And UD gets hit with a T. Unbelievable.


----------



## Wade County (Jun 22, 2003)

Nice work Haslem, now he picks up a T.

Sit his ass DOWN Spo. What are you doing!


----------



## PoetLaureate (Feb 8, 2009)

Ok, enough with the running plays thing. Lebron or Wade just need to take over.


----------



## Wade2Bosh (Mar 31, 2004)

Dont like Lebron passing up 2 straight shots trying to get it inside to UD. Need him to score right now.


----------



## Wade County (Jun 22, 2003)

I want to break something.


----------



## Jace (Sep 26, 2005)

LeBron needs to get aggressive, hasnt taken a shot all quarter.

No surprise Nate has been their best player.

And wow, how did they change that call? Im pretty positive the move didnt start in the defensive box.

And oome on UD with the T.


----------



## Wade2Bosh (Mar 31, 2004)

UD was clearly fouled by Ellis though.


----------



## BigWill33176 (Dec 21, 2003)

Wade County said:


> WTF how can you change a charging call!??!



wtf...changing a correct charge call to an incorrect block...and then Udonis got hammered on the next play


----------



## Wade County (Jun 22, 2003)

We're making Robinson look like a good basketball player. Hes not. He sucks.


----------



## Wade2Bosh (Mar 31, 2004)

Good D by Battier


----------



## Wade County (Jun 22, 2003)

Need some Wade/Bron magic right now


----------



## PoetLaureate (Feb 8, 2009)

lol Nate flew like 20 feet after Lebron hit him


----------



## Wade2Bosh (Mar 31, 2004)

14 missed free throws tonight.

Another steal.

MAKE YOUR ****ING FREE THROWS NOW!


----------



## Wade County (Jun 22, 2003)

Battier huge right now


----------



## Wade2Bosh (Mar 31, 2004)

Unbelievable.


----------



## Wade County (Jun 22, 2003)

Unbelievable


----------



## BlackNRed (Feb 9, 2005)

I can't believe we did this.


----------



## Wade County (Jun 22, 2003)

We're gonna lose this game


----------



## Wade2Bosh (Mar 31, 2004)

14 missed free throws and way too many 2nd chance points to count. So frustrating.


----------



## Jace (Sep 26, 2005)

We deserve to lose this one. Cant count the loser plays in this one.

What's up with that shot Dwyane? No rhythm, plenty of time, nothing toward the rim.

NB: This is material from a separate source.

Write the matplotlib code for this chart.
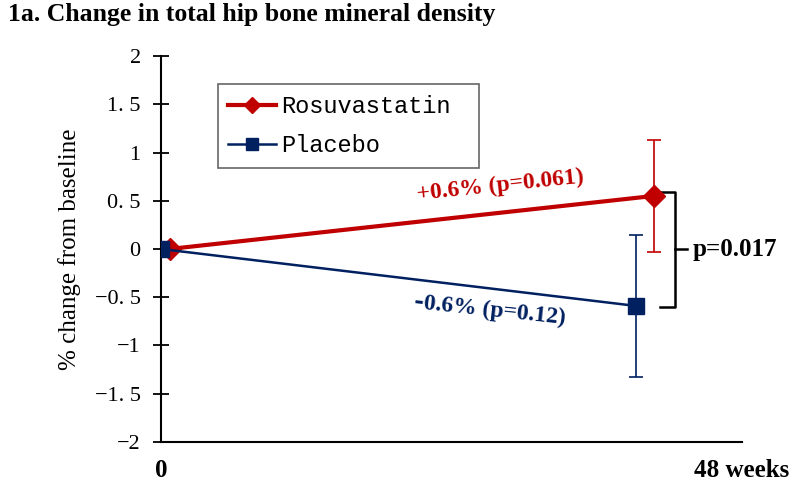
import matplotlib
matplotlib.use('Agg')
import matplotlib.pyplot as plt

# data
visit = [0, 1]                     # baseline, 48 weeks
rosu = [0, 0.55]
rosu_lo = [0, 0.58]                # error bar below
rosu_hi = [0, 0.58]                # error bar above
plac = [0, -0.59]
plac_lo = [0, 0.74]
plac_hi = [0, 0.74]
yticks = [-2, -1.5, -1, -0.5, 0, 0.5, 1, 1.5, 2]
ylabels = ['\u22122', '\u22121. 5', '\u22121', '\u22120. 5', '0', '0. 5', '1', '1. 5', '2']

RED = '#C00000'
NAVY = '#002060'
serif = ['Liberation Serif', 'DejaVu Serif']

fig = plt.figure(figsize=(8, 4.83), dpi=100)
ax = fig.add_axes([0.201, 0.085, 0.7265, 0.799])

# small horizontal offset so the two series don't sit on each other
rx = [v + 0.018 for v in visit]
bx = [v - 0.019 * v for v in visit]

ax.errorbar(rx[1:], rosu[1:], yerr=[rosu_lo[1:], rosu_hi[1:]], fmt='none',
            ecolor=RED, elinewidth=1.2, capsize=5, capthick=1.2, zorder=2)
ax.errorbar(bx[1:], plac[1:], yerr=[plac_lo[1:], plac_hi[1:]], fmt='none',
            ecolor=NAVY, elinewidth=1.2, capsize=5, capthick=1.2, zorder=2)

ax.plot(rx, rosu, color=RED, lw=3, marker='D', ms=11, mfc=RED, mec=RED,
        label='Rosuvastatin', zorder=3)
ax.plot(bx, plac, color=NAVY, lw=1.8, marker='s', ms=12, mfc=NAVY, mec=NAVY,
        label='Placebo', zorder=4)

ax.set_xlim(0, 1.2)
ax.set_ylim(-2, 2)
ax.set_yticks(yticks)
ax.set_yticklabels(ylabels, family=serif, fontsize=16)
ax.set_xticks([0, 1.2])
ax.set_xticklabels(['0', '48 weeks'], family=serif, fontsize=18, fontweight='bold')
ax.tick_params(axis='x', length=0, pad=12)
ax.tick_params(axis='y', direction='inout', length=11, width=1.3, pad=9)

for s in ['top', 'right']:
    ax.spines[s].set_visible(False)
for s in ['left', 'bottom']:
    ax.spines[s].set_linewidth(1.5)

ax.set_ylabel('% change from baseline', family=serif, fontsize=18, labelpad=10)

leg = ax.legend(loc='upper left', bbox_to_anchor=(0.098, 0.5, 0.449, 0.427), mode='expand',
                borderaxespad=0, frameon=True, fancybox=False, edgecolor='#404040',
                borderpad=0.45, handlelength=2.0, handletextpad=0.25, labelspacing=0.7,
                markerscale=0.7,
                prop={'family': ['Liberation Mono', 'DejaVu Sans Mono'], 'size': 17})
leg.get_frame().set_linewidth(1.2)

# slope labels
ax.text(0.70, 0.66, '+0.6% (p=0.061)', color=RED, family=serif, fontsize=17,
        fontweight='bold', rotation=6, rotation_mode='anchor', ha='center', va='center')
ax.text(0.68, -0.64, '\u20110.6% (p=0.12)', color=NAVY, family=serif, fontsize=17,
        fontweight='bold', rotation=-6, rotation_mode='anchor', ha='center', va='center')

# bracket between the two end points
x0, x1, x2 = 1.03, 1.061, 1.086
ytop, ybot = rosu[1] + 0.04, plac[1] - 0.01
ymid = (ytop + ybot) / 2
ax.plot([x0, x1, x1, x0], [ytop, ytop, ybot, ybot], color='black', lw=1.8,
        clip_on=False, solid_joinstyle='round')
ax.plot([x1, x2], [ymid, ymid], color='black', lw=1.8, clip_on=False)
ax.text(x2 + 0.012, ymid, 'p=0.017', family=serif, fontsize=18, fontweight='bold',
        ha='left', va='center')

fig.text(0.01, 0.969, '1a. Change in total hip bone mineral density', family=serif,
         fontsize=18.5, fontweight='bold', ha='left', va='center')

fig.savefig('out.png', dpi=100)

Not to mention giving up the 3 up 3.


----------



## Wade County (Jun 22, 2003)

Laying an egg here in the 4th.


----------



## Wade2Bosh (Mar 31, 2004)

OT

Great switch by Lebron. Now hopefully Lebron decides to show up in OT and actually look to score.


----------



## Wade County (Jun 22, 2003)

Atleast we decided to defend


----------



## Wade County (Jun 22, 2003)

Hit free throws and this game is done. Way to give yourself the extra period, fellas. **** me.


----------



## Wade2Bosh (Mar 31, 2004)

Great job by Battier on D as well to perfectly funnel Ellis to help.


----------



## BlackNRed (Feb 9, 2005)

12% shooting in the 4th, WoW.


----------



## Jace (Sep 26, 2005)

We need LeBron or Bosh to show up. Dwyane has done enough already and has gone cold.


----------



## PoetLaureate (Feb 8, 2009)

lol wat


----------



## Wade2Bosh (Mar 31, 2004)

Worst part of it all is having to play Wade extended minutes.


----------



## Dwyane Wade (Oct 12, 2004)

How do you continue to have 4th quarter issues when u have Bron/Wade/Bosh


----------



## Jace (Sep 26, 2005)

Wade County said:


> Hit free throws and this game is done. Way to give yourself the extra period, fellas. **** me.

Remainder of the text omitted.